On hearing that the firm was mulling a high income fund, however, my first thought was: is it not a tough environment in which to launch a high income?
Not from an asset gathering point of view mind you; in the current yield-hungry world a product from the WIM umbrella offering ‘high income’ will almost certainly be welcomed with open arms by the investment community, but rather in terms of finding sufficient, suitable investments.
After all, much of the news flow in recent weeks has centred on funds leaving the UK Equity Income Sector because the yield demands were becoming too onerous in the current low-yield world. Indeed, a theme throughout markets in recent years has been the stretch for yield and its resultant impact on the valuation of stocks – particularly those offering a good quality, visible earnings profile and low volatility. A trend exacerbated by the fact that the dividends of many of traditionally high dividend payers have come under threat.

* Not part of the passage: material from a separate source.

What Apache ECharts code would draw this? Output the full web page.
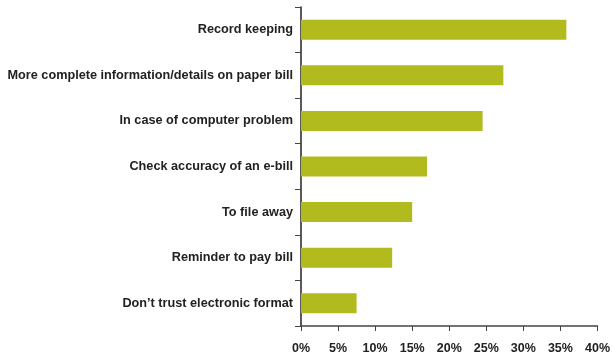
<!DOCTYPE html>
<html>
<head>
<meta charset="utf-8">
<script src="https://cdn.jsdelivr.net/npm/echarts@6/dist/echarts.min.js"></script>
<style>
  html, body { margin: 0; padding: 0; background: #fff; }
  #chart { width: 613px; height: 358px; }
</style>
</head>
<body>
<div id="chart"></div>
<script>
// Reasons for keeping paper bills (share of respondents, %)
const categories = [
  'Record keeping',
  'More complete information/details on paper bill',
  'In case of computer problem',
  'Check accuracy of an e-bill',
  'To file away',
  'Reminder to pay bill',
  'Don\u2019t trust electronic format'
];
const shares = [35.8, 27.3, 24.5, 17.0, 15.0, 12.3, 7.5];
const tickValues = [0, 5, 10, 15, 20, 25, 30, 35, 40];

const chart = echarts.init(document.getElementById('chart'));
const fontFamily = '"Liberation Sans", Arial, sans-serif';

chart.setOption({
  animation: false,
  grid: { left: 301, right: 14, top: 7, bottom: 32, containLabel: false },
  xAxis: {
    type: 'value',
    min: tickValues[0],
    max: tickValues[tickValues.length - 1],
    interval: 5,
    axisLine: { show: true, lineStyle: { color: '#444', width: 1.5 } },
    axisTick: { show: true, length: 5, lineStyle: { color: '#444', width: 1 } },
    splitLine: { show: false },
    axisLabel: {
      formatter: '{value}%',
      color: '#222',
      fontFamily: fontFamily,
      fontWeight: 'bold',
      fontSize: 12.5,
      margin: 16
    }
  },
  yAxis: {
    type: 'category',
    data: categories,
    inverse: true,
    axisLine: { show: true, lineStyle: { color: '#222', width: 1.5 } },
    axisTick: { show: true, length: 6, lineStyle: { color: '#444', width: 1 } },
    axisLabel: {
      color: '#222',
      fontFamily: fontFamily,
      fontWeight: 'bold',
      fontSize: 12.7,
      margin: 8
    }
  },
  series: [{
    type: 'bar',
    data: shares,
    barWidth: 20,
    itemStyle: { color: '#b2bb1e' }
  }]
});
</script>
</body>
</html>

Granted, the fund’s proposed starting yield is 4.2-4.5% which is not too onerous, but it is worth noting that the firm was clear to indicate the new fund would have the flexibility to invest at least a portion of its assets overseas.
It said: “Although the higher yield would be achieved by investing primarily in UK-listed companies, we envisage that the fund would have no geographic constraints, giving Neil Woodford and his team the flexibility to invest to invest anywhere in the world where they identify a suitable investment opportunity.”